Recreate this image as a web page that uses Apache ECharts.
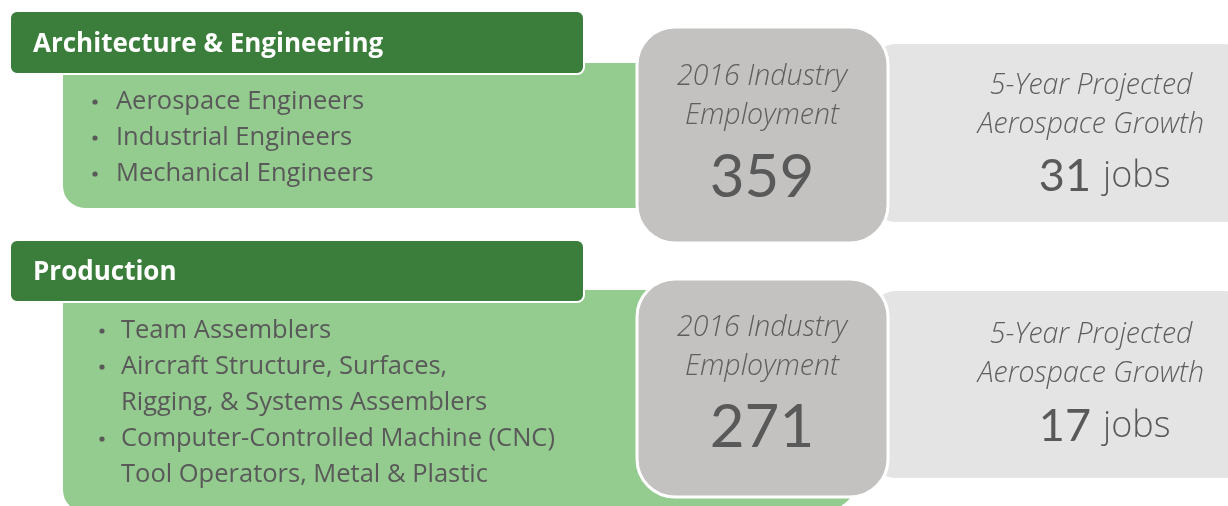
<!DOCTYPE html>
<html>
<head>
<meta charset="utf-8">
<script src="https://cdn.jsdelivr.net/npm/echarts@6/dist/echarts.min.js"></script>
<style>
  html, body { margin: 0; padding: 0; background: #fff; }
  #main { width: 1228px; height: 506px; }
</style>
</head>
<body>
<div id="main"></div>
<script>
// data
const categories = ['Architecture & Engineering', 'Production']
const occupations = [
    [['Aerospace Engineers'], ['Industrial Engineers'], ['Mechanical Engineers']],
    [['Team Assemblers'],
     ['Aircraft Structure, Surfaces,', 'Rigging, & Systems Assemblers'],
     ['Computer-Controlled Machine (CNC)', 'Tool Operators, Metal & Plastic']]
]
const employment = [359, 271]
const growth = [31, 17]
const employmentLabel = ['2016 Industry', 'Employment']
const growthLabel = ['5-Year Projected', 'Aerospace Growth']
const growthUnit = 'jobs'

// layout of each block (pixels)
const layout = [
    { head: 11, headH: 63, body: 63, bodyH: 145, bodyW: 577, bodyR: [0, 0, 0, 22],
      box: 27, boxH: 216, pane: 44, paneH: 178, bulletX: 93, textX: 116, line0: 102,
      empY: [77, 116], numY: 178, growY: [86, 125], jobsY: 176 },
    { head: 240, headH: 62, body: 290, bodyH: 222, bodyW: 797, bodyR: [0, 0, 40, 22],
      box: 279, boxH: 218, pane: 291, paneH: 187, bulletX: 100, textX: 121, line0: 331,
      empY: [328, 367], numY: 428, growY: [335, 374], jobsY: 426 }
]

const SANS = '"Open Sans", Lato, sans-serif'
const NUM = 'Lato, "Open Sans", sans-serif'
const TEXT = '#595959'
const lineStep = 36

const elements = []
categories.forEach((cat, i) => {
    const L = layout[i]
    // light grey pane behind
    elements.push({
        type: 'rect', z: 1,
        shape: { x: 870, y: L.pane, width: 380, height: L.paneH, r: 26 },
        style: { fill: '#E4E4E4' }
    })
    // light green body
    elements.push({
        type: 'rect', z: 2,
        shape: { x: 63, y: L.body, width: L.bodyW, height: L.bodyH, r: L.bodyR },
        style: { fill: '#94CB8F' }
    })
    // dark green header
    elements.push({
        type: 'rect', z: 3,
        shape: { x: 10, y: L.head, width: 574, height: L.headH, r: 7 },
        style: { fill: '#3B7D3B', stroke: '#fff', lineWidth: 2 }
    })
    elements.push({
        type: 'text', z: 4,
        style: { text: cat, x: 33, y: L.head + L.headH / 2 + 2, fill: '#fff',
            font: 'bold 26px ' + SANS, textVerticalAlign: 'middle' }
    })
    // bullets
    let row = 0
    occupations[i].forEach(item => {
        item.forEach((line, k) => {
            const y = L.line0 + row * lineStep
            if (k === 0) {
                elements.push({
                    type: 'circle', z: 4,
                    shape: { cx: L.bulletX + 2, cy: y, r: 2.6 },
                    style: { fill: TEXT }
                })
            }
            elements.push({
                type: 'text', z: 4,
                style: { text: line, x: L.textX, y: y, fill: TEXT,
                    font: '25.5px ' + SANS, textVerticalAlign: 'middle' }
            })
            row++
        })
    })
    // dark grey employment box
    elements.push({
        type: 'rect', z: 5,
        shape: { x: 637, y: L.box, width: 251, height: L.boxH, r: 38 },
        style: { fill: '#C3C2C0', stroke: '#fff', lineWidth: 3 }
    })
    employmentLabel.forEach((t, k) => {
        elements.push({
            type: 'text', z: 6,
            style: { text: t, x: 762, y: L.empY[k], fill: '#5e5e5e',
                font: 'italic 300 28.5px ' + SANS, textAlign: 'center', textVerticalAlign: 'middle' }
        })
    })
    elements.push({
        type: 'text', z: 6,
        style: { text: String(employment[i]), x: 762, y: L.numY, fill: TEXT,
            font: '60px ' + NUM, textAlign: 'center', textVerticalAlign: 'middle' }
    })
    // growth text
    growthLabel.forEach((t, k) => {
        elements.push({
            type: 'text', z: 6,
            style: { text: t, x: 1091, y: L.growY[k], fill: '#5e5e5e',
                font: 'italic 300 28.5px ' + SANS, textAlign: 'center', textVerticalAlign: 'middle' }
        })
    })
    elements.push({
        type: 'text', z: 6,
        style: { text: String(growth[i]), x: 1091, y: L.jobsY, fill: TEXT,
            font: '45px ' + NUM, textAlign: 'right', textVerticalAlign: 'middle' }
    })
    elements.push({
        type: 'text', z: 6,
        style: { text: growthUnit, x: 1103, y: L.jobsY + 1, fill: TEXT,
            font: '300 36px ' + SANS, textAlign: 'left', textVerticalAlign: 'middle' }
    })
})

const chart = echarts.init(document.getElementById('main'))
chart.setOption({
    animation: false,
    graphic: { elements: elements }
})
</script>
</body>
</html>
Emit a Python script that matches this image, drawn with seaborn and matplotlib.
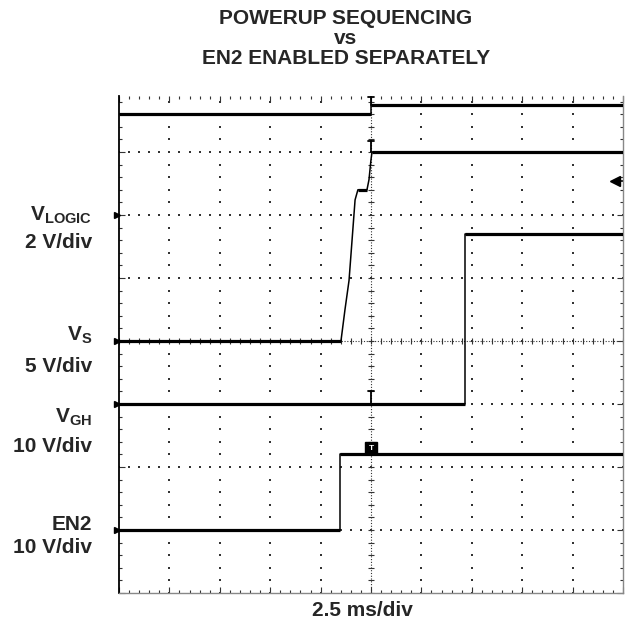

________________________________________

*WORK TO BE COMPLETED*:
Show every line that contains the word "script".

*RESULT OF THE EXERCISE*:
<script src="https://cdn.jsdelivr.net/npm/echarts@6/dist/echarts.min.js"></script>
<script>
</script>
Emit a Python script that matches this image, drawn with seaborn and matplotlib.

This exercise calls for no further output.